What follows are not best practices or prescriptions. They are small invitations—ideas meant to be tried, adapted, or ignored entirely.
Think of them as permission to dabble.
Small, Brave Tries (For When You're ALL Tired)
Step off the floor—together.
See if your team can carve out a bit of shared off-the-floor time. Not to plan something brilliant, but to breathe. To catch up on marking. To talk about students without urgency attached.
Sometimes the most restorative thing is remembering that you are not carrying the whole picture alone. And if someone on your team just needs a walk, a coffee, or ten quiet minutes—that counts too.
Co-teach just one thing.
You already know your homeroom class and the one next door share similar needs and energy. Try co-teaching the next few math lessons.
You haven’t just doubled the number of adults—you’ve doubled the number of peer teachers in the room. Students learn from one another in ways we can’t replicate, and suddenly the support doesn’t all funnel through you.
Give yourself permission to be on the sidelines.
This isn’t about handing students iPads and hoping for the best. We all know how that ends.
It’s about staying present without being the end-all, be-all of every learning moment. Circulating. Listening. Noticing. Encouraging peer-to-peer support.
Stepping back doesn’t reduce learning. Often, it deepens it—and it models what it looks like to lean on a community.
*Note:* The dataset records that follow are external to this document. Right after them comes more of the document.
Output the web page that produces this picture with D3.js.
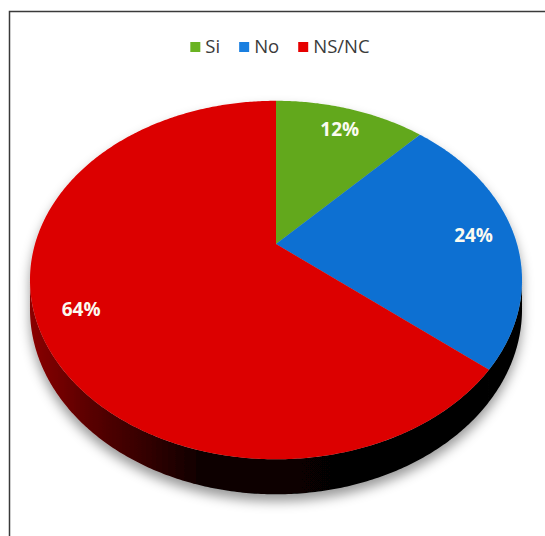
<!DOCTYPE html>
<html>
<head>
<meta charset="utf-8">
<script src="https://cdn.jsdelivr.net/npm/d3@7"></script>
<style>
  body { margin: 0; background: #fff; }
  svg { display: block; }
</style>
</head>
<body>
<div class="chart"></div>
<script>
// data
var categories = ["Si", "No", "NS/NC"];
var values = [12, 24, 64];
var sliceColors = ["#62a81e", "#0a70d2", "#dc0000"];
var legendColors = ["#6ab322", "#1a7fe0", "#e60000"];

var svgWidth = 545, svgHeight = 536;

var svg = d3.select(".chart")
  .append("svg")
  .attr("width", svgWidth)
  .attr("height", svgHeight);

// chart frame (right / bottom edges run off the picture)
svg.append("rect")
  .attr("x", 9.5)
  .attr("y", 11.5)
  .attr("width", 600)
  .attr("height", 600)
  .attr("fill", "none")
  .attr("stroke", "#3a3a3a")
  .attr("stroke-width", 1.5);

var defs = svg.append("defs");

var shadow = defs.append("filter")
  .attr("id", "shadow")
  .attr("x", "-10%").attr("y", "-10%")
  .attr("width", "120%").attr("height", "130%");
shadow.append("feDropShadow")
  .attr("dx", 0).attr("dy", 7)
  .attr("stdDeviation", 6)
  .attr("flood-color", "#000")
  .attr("flood-opacity", 0.4);

var sideGrad = defs.append("linearGradient")
  .attr("id", "sideGrad")
  .attr("gradientUnits", "userSpaceOnUse")
  .attr("x1", 30).attr("x2", 522).attr("y1", 0).attr("y2", 0);
sideGrad.append("stop").attr("offset", "0").attr("stop-color", "#8a0000");
sideGrad.append("stop").attr("offset", "0.12").attr("stop-color", "#5a0000");
sideGrad.append("stop").attr("offset", "0.36").attr("stop-color", "#0a0000");
sideGrad.append("stop").attr("offset", "1").attr("stop-color", "#000");

// perspective disc: centre of the pie lands at the apex
var cx = 276, cy = 244;
var ax = 241, by = 172, k = -0.201, depth = 28;

function proj(angle, r, drop) {
  var u = r * Math.sin(angle);
  var v = -r * Math.cos(angle);
  var w = 1 + k * v;
  return [cx + ax * u / w, cy + by * v / w + (drop || 0) / w];
}

var color = d3.scaleOrdinal().domain(categories).range(sliceColors);

var pie = d3.pie().sort(null).value(function(d) { return d.value; });
var data = categories.map(function(c, i) { return { name: c, value: values[i] }; });
var arcs = pie(data);

var line = d3.line();

function arcPoints(a0, a1, drop) {
  var n = Math.max(2, Math.ceil((a1 - a0) / 0.01));
  return d3.range(n + 1).map(function(i) {
    return proj(a0 + (a1 - a0) * i / n, 1, drop);
  });
}

var pieGroup = svg.append("g").attr("filter", "url(#shadow)");

// visible part of the wall lies between the two silhouette points
var visStart = Math.PI - Math.acos(-k);
var visEnd = Math.PI + Math.acos(-k);

pieGroup.selectAll("path.side")
  .data(arcs.filter(function(d) { return d.endAngle > visStart && d.startAngle < visEnd; }))
  .enter()
  .append("path")
  .attr("class", "side")
  .attr("d", function(d) {
    var s = Math.max(d.startAngle, visStart), e = Math.min(d.endAngle, visEnd);
    var top = arcPoints(s, e, 0);
    var bottom = arcPoints(s, e, depth).reverse();
    return line(top.concat(bottom)) + "Z";
  })
  .attr("fill", "url(#sideGrad)");

pieGroup.selectAll("path.top")
  .data(arcs)
  .enter()
  .append("path")
  .attr("class", "top")
  .attr("d", function(d) {
    return line([proj(0, 0)].concat(arcPoints(d.startAngle, d.endAngle, 0))) + "Z";
  })
  .attr("fill", function(d) { return color(d.data.name); });

// percentage labels
var total = d3.sum(values);
svg.selectAll("text.pct")
  .data(arcs)
  .enter()
  .append("text")
  .attr("class", "pct")
  .attr("x", function(d) { return proj((d.startAngle + d.endAngle) / 2, 0.83)[0]; })
  .attr("y", function(d) { return proj((d.startAngle + d.endAngle) / 2, 0.83)[1]; })
  .attr("dy", "0.35em")
  .attr("text-anchor", "middle")
  .attr("font-family", "'Open Sans', sans-serif")
  .attr("font-weight", "bold")
  .attr("font-size", "19px")
  .attr("fill", "#fbfbf0")
  .text(function(d) { return Math.round(d.value / total * 100) + "%"; });

// legend
var legend = svg.append("g");
var xPos = 0;
categories.forEach(function(c, i) {
  var item = legend.append("g").attr("transform", "translate(" + xPos + ",0)");
  item.append("rect")
    .attr("x", 0).attr("y", -11)
    .attr("width", 10).attr("height", 10)
    .attr("fill", legendColors[i]);
  var t = item.append("text")
    .attr("x", 15).attr("y", 0)
    .attr("font-family", "'Open Sans', sans-serif")
    .attr("font-size", "18.5px")
    .attr("fill", "#3a3a3a")
    .text(c);
  xPos += 15 + t.node().getComputedTextLength() + 19;
});
var legendWidth = xPos - 19;
legend.attr("transform", "translate(" + (280 - legendWidth / 2) + ",53)");
</script>
</body>
</html>
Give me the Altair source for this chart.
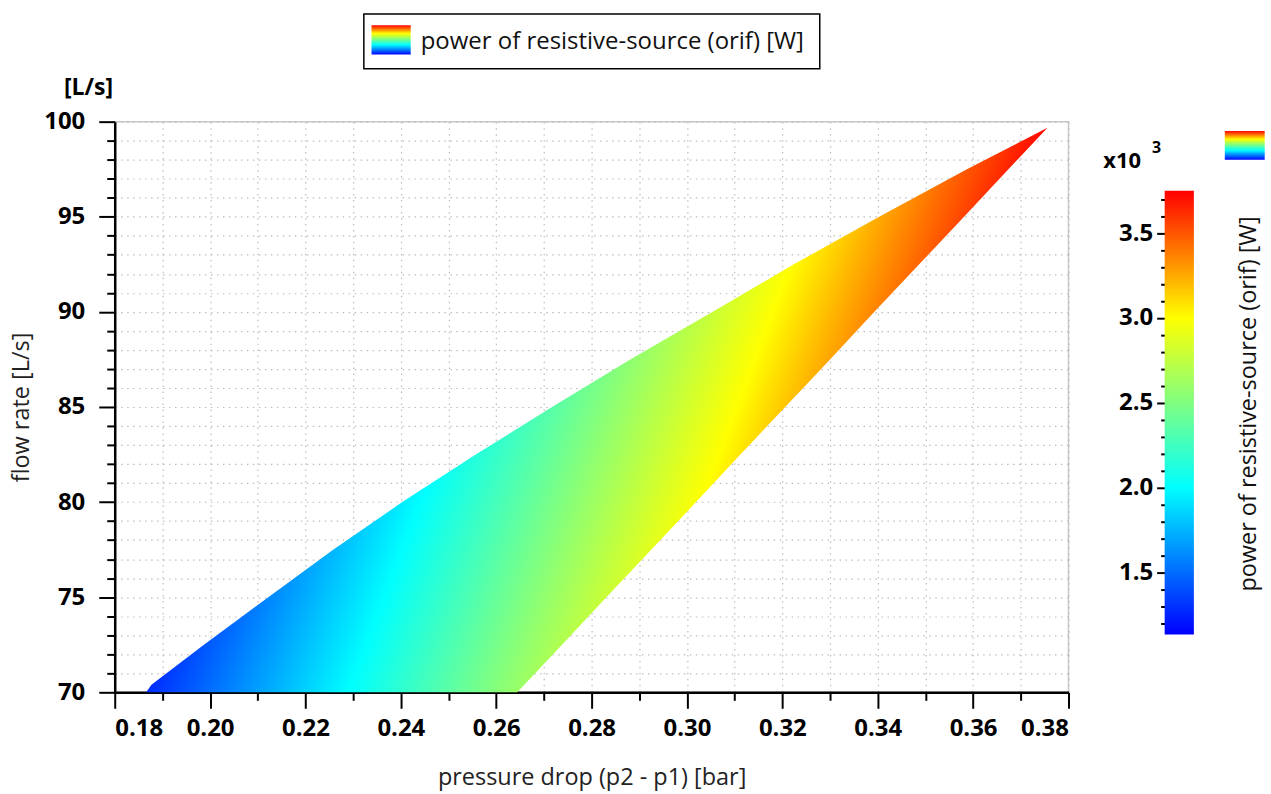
import altair as alt
import pandas as pd

# ---- data ----
# flow-rate levels [L/s] at which both edges of the operating region were read
flow = [70.0, 70.4, 72.5, 75.0, 77.5, 80.0, 82.5, 85.0, 87.5, 90.0, 92.5, 95.0, 97.5, 99.68]
# left (upper) edge, pressure drop [bar]
dp_left = [0.1866, 0.1877, 0.1987, 0.2122, 0.2258, 0.2403, 0.2557, 0.2717, 0.2881,
           0.3054, 0.3224, 0.3403, 0.3587, 0.3756]
# right (lower) edge, pressure drop [bar]
dp_right = [0.2644, 0.2659, 0.2738, 0.2831, 0.2925, 0.3019, 0.3112, 0.3206, 0.3300,
            0.3393, 0.3487, 0.3581, 0.3674, 0.3756]

# power of the region's extreme corners (x10^3 W)
region_power_lo = 1.28
region_power_hi = 3.73

# colour bar
cbar_min = 1.133
cbar_max = 3.75
cbar_stop_values = [1.133, 2.0, 2.5, 3.0, 3.75]
cbar_stop_colors = ["#0000ff", "#00ffff", "#80ff80", "#ffff00", "#ff0000"]

x_ticks = [0.18, 0.19, 0.20, 0.21, 0.22, 0.23, 0.24, 0.25, 0.26, 0.27, 0.28,
           0.29, 0.30, 0.31, 0.32, 0.33, 0.34, 0.35, 0.36, 0.37, 0.38]
y_ticks = [70, 71, 72, 73, 74, 75, 76, 77, 78, 79, 80, 81, 82, 83, 84, 85, 86, 87,
           88, 89, 90, 91, 92, 93, 94, 95, 96, 97, 98, 99, 100]
cbar_ticks = [1.2, 1.3, 1.4, 1.5, 1.6, 1.7, 1.8, 1.9, 2.0, 2.1, 2.2, 2.3, 2.4, 2.5,
              2.6, 2.7, 2.8, 2.9, 3.0, 3.1, 3.2, 3.3, 3.4, 3.5, 3.6, 3.7]

legend_label = "power of resistive-source (orif) [W]"
FONT = "Open Sans"

# ---- helpers for colours ----
def hex_to_rgb(h):
    h = h.lstrip("#")
    return tuple(int(h[i:i + 2], 16) for i in (0, 2, 4))


def color_at(v):
    vals, cols = cbar_stop_values, cbar_stop_colors
    if v <= vals[0]:
        return cols[0]
    for i in range(1, len(vals)):
        if v <= vals[i]:
            f = (v - vals[i - 1]) / (vals[i] - vals[i - 1])
            a, b = hex_to_rgb(cols[i - 1]), hex_to_rgb(cols[i])
            return "#%02x%02x%02x" % tuple(round(a[k] + f * (b[k] - a[k])) for k in range(3))
    return cols[-1]


# gradient for the colour bar / legend swatches (bottom -> top)
cbar_stops = [alt.GradientStop(offset=(v - cbar_min) / (cbar_max - cbar_min), color=c)
              for v, c in zip(cbar_stop_values, cbar_stop_colors)]

# gradient across the operating region
region_vals = [region_power_lo] + [v for v in cbar_stop_values if region_power_lo < v < region_power_hi] + [region_power_hi]
region_stops = [alt.GradientStop(offset=(v - region_power_lo) / (region_power_hi - region_power_lo), color=color_at(v))
                for v in region_vals]

region_df = pd.DataFrame({"flow": flow, "dp_left": dp_left, "dp_right": dp_right})
one = pd.DataFrame({"k": [0]})

W, H = 956, 572
CB_W = 29.3
SPACING = 96.4

x_axis = alt.Axis(
    values=x_ticks,
    labelExpr="round(datum.value*100) % 2 == 0 ? format(datum.value, '.2f') : ''",
    tickSize={"condition": {"test": "round(datum.value*100) % 2 == 0", "value": 16}, "value": 8},
    labelPadding=8,
    title="pressure drop (p2 - p1) [bar]",
    titlePadding=25,
)
y_axis = alt.Axis(
    values=y_ticks,
    labelExpr="round(datum.value) % 5 == 0 ? format(datum.value, 'd') : ''",
    tickSize={"condition": {"test": "round(datum.value) % 5 == 0", "value": 16}, "value": 8},
    labelPadding=14,
    title="flow rate [L/s]",
    titlePadding=10,
)

anchor = alt.Chart(one).mark_rect(opacity=0).encode(
    x=alt.value(-113.3), x2=alt.value(1271 - 113.3), y=alt.value(-120), y2=alt.value(794 - 120)
)

region = alt.Chart(region_df).mark_area(
    orient="horizontal",
    color=alt.Gradient(gradient="linear", stops=region_stops, x1=0, y1=1, x2=0.7236, y2=1.1708),
).encode(
    y=alt.Y("flow:Q", scale=alt.Scale(domain=[70, 100], nice=False, zero=False), axis=y_axis),
    x=alt.X("dp_left:Q", scale=alt.Scale(domain=[0.18, 0.38], nice=False, zero=False), axis=x_axis),
    x2="dp_right:Q",
)

legend_box = alt.Chart(one).mark_rect(fill="white", stroke="black", strokeWidth=1.5).encode(
    x=alt.value(249.7), x2=alt.value(706.7), y=alt.value(-108), y2=alt.value(-53)
)
legend_swatch = alt.Chart(one).mark_rect(
    color=alt.Gradient(gradient="linear", stops=cbar_stops, x1=0, y1=1, x2=0, y2=0)
).encode(x=alt.value(257.4), x2=alt.value(296.7), y=alt.value(-96.7), y2=alt.value(-67.3))
legend_text = alt.Chart(one).mark_text(
    text=legend_label, font=FONT, fontSize=24, align="left", baseline="alphabetic", color="#111"
).encode(x=alt.value(306.7), y=alt.value(-73))
unit_text = alt.Chart(one).mark_text(
    text="[L/s]", font=FONT, fontSize=23, fontWeight="bold", align="center", baseline="alphabetic", color="black"
).encode(x=alt.value(-26.3), y=alt.value(-27))

main = alt.layer(anchor, region, legend_box, legend_swatch, legend_text, unit_text).properties(width=W, height=H)

cbar_df = pd.DataFrame({"lo": [cbar_min], "hi": [cbar_max]})
px_per_unit = 444.7 / (cbar_max - cbar_min)
cb_dom_top = cbar_max + 69.3 / px_per_unit
cb_dom_bot = cbar_min - (H - 514.0) / px_per_unit

cbar_rect = alt.Chart(cbar_df).mark_rect(
    color=alt.Gradient(gradient="linear", stops=cbar_stops, x1=0, y1=1, x2=0, y2=0)
).encode(
    y=alt.Y("lo:Q", scale=alt.Scale(domain=[cb_dom_bot, cb_dom_top], nice=False, zero=False),
            axis=alt.Axis(
                values=cbar_ticks, orient="left", domain=False, grid=False, title="",
                labelExpr="round(datum.value*10) % 5 == 0 ? format(datum.value, '.1f') : ''",
                tickSize={"condition": {"test": "round(datum.value*10) % 5 == 0", "value": 8}, "value": 4},
                labelPadding=4,
            )),
    y2="hi:Q",
    x=alt.value(0), x2=alt.value(CB_W),
)
x10_text = alt.Chart(one).mark_text(
    text="x10", font=FONT, fontSize=22, fontWeight="bold", align="left", baseline="alphabetic", color="black"
).encode(x=alt.value(-61.5), y=alt.value(46))
exp_text = alt.Chart(one).mark_text(
    text="3", font=FONT, fontSize=16, fontWeight="bold", align="left", baseline="alphabetic", color="black"
).encode(x=alt.value(-12.7), y=alt.value(31))
cb_swatch = alt.Chart(one).mark_rect(
    color=alt.Gradient(gradient="linear", stops=cbar_stops, x1=0, y1=1, x2=0, y2=0)
).encode(x=alt.value(60.3), x2=alt.value(100.3), y=alt.value(9.3), y2=alt.value(38.3))
cb_title = alt.Chart(one).mark_text(
    text=legend_label, font=FONT, fontSize=23.5, angle=270, align="center", baseline="middle", color="#111"
).encode(x=alt.value(84.3), y=alt.value(283))

colorbar = alt.layer(cbar_rect, x10_text, exp_text, cb_swatch, cb_title).properties(
    width=CB_W, height=H, view=alt.ViewBackground(stroke="transparent")
)

chart = alt.hconcat(main, colorbar, spacing=SPACING, bounds="flush").properties(
    padding=0, background="white"
).configure_view(
    stroke="#c8c8c8", strokeWidth=1.5
).configure_axis(
    labelFont=FONT, labelFontSize=24, labelFontWeight="bold", labelColor="black",
    titleFont=FONT, titleFontSize=23.5, titleFontWeight="normal", titleColor="#222",
    domainColor="black", domainWidth=2.5, tickColor="black", tickWidth=2,
    gridColor="#bcbcbc", gridDash=[1.5, 4.5], gridWidth=1.2,
)

chart.save("out.html", embed_options={"renderer": "svg", "actions": False})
Try a low-floor, high-ceiling task.
With a colleague, offer a task that invites multiple entry points. Let students work with friends. Let them wrestle with their thinking and explain their approaches to one another.
Focus less on the final answer and more on perseverance, collaboration, and problem-solving. You’ll learn more about how students learn—and expend far less energy managing the room.
Borrow LEGO and watch what happens.
Grab a box of LEGO and offer a Six Bricks–style challenge across two home bases.
You’ll assess problem-solving and perseverance in ways that feel lighter than the quiet hum of reader’s workshop—and often more revealing.
Run a mini writing week—just for joy.
Choose rarely taught, high-interest genres: fractured fairy tales, classroom newspapers, comic strips.
Pitch the options. Let students choose their pathway.
Joy is not a distraction from learning. It’s often the thing that brings everyone back to it.
Shift the timetable—briefly.
If literacy always happens in the morning, try it at the end of the day. Or go bigger: science today, math tomorrow.
Fewer transitions. Easier clean-up. A break from autopilot.
Teach one thing on repeat.
Offer station-style learning across the grade. Each teacher teaches one lesson on repeat—whether it’s a read-aloud, a science experiment, or a math game—until every student rotates through.
You plan once. Students learn from multiple teachers. And you get to do something well without reinventing it five times.
This Is the Breath
None of these ideas are meant to fix February.
They’re meant to soften it.
Learning communities aren’t just about improving outcomes. They exist to sustain the people doing the work. So if you’re tired, let that be the signal—not to push harder, but to reach wider. With your team. For yourself and the students.
And if all you can manage is trying one small thing?
That’s more than enough.

Note: This post was edited with AI to help refine structure and readability while keeping my voice intact.